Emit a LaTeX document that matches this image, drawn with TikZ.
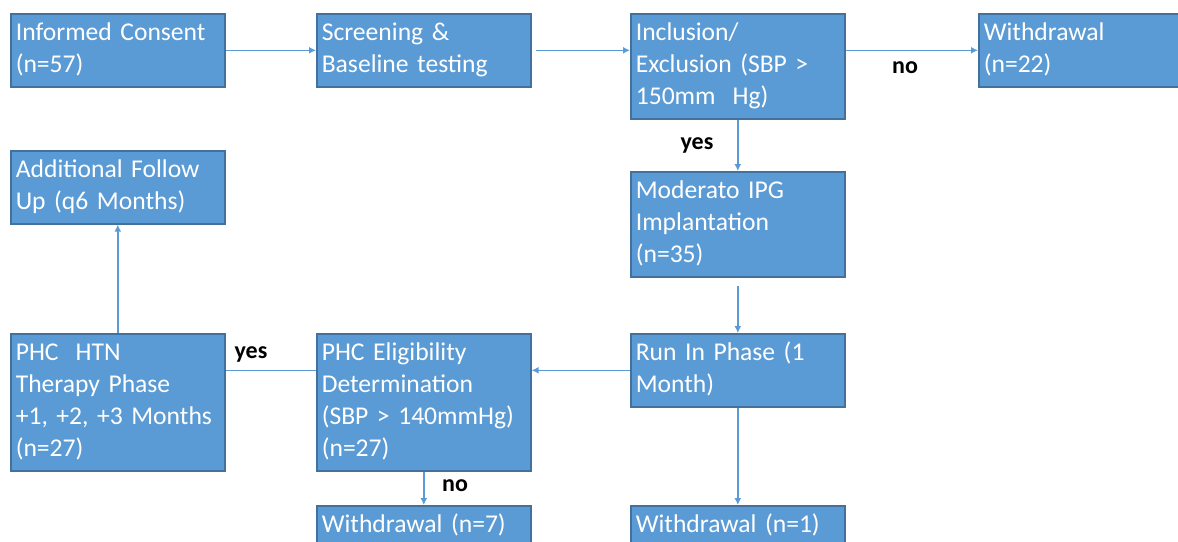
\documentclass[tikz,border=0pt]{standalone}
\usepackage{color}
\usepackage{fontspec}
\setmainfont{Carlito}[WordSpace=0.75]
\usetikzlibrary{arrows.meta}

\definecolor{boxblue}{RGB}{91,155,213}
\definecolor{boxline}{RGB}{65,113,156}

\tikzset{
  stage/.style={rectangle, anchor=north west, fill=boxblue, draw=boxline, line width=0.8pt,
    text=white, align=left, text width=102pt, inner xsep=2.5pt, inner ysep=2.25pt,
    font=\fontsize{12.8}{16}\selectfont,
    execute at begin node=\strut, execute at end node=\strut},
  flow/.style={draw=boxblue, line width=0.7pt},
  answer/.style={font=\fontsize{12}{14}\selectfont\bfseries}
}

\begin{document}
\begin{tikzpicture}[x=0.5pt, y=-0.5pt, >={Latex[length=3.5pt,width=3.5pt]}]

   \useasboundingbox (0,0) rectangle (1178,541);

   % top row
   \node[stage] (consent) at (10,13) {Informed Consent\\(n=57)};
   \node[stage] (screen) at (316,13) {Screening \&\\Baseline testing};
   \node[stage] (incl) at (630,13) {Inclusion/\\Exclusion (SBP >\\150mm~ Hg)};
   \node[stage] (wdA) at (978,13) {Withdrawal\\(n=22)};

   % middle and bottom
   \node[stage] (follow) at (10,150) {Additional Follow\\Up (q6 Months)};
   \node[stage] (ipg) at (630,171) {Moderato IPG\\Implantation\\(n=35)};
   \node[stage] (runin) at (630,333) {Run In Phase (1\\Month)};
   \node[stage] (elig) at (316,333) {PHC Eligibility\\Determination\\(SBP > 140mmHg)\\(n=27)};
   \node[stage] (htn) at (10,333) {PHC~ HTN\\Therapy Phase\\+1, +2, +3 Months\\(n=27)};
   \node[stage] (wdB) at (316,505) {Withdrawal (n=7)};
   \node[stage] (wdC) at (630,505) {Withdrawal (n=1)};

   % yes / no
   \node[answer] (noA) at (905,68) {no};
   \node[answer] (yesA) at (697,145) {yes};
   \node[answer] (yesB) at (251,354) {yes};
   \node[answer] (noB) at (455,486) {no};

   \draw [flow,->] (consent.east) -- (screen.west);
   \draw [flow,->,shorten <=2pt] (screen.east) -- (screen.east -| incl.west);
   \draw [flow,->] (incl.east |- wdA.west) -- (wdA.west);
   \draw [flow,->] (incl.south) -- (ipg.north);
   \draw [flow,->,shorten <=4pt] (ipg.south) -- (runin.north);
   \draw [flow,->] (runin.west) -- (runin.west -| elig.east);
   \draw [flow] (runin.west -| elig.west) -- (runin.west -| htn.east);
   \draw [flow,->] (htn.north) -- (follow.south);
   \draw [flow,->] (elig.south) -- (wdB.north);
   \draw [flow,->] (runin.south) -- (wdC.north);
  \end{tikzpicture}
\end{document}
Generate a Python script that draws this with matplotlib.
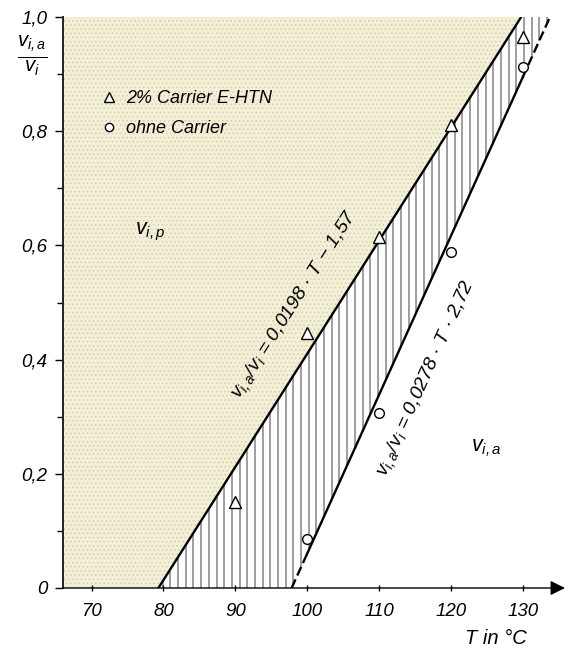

============================================================

# TASK TO COMPLETE:
Set down the records above word for word, from the first line through the line containing "(wdA) at (978,13)", both included; leave out the pictures.

# WRITTEN RESPONSE:
Emit a LaTeX document that matches this image, drawn with TikZ.
\documentclass[tikz,border=0pt]{standalone}
\usepackage{color}
\usepackage{fontspec}
\setmainfont{Carlito}[WordSpace=0.75]
\usetikzlibrary{arrows.meta}

\definecolor{boxblue}{RGB}{91,155,213}
\definecolor{boxline}{RGB}{65,113,156}

\tikzset{
  stage/.style={rectangle, anchor=north west, fill=boxblue, draw=boxline, line width=0.8pt,
    text=white, align=left, text width=102pt, inner xsep=2.5pt, inner ysep=2.25pt,
    font=\fontsize{12.8}{16}\selectfont,
    execute at begin node=\strut, execute at end node=\strut},
  flow/.style={draw=boxblue, line width=0.7pt},
  answer/.style={font=\fontsize{12}{14}\selectfont\bfseries}
}

\begin{document}
\begin{tikzpicture}[x=0.5pt, y=-0.5pt, >={Latex[length=3.5pt,width=3.5pt]}]

   \useasboundingbox (0,0) rectangle (1178,541);

   % top row
   \node[stage] (consent) at (10,13) {Informed Consent\\(n=57)};
   \node[stage] (screen) at (316,13) {Screening \&\\Baseline testing};
   \node[stage] (incl) at (630,13) {Inclusion/\\Exclusion (SBP >\\150mm~ Hg)};
   \node[stage] (wdA) at (978,13) {Withdrawal\\(n=22)};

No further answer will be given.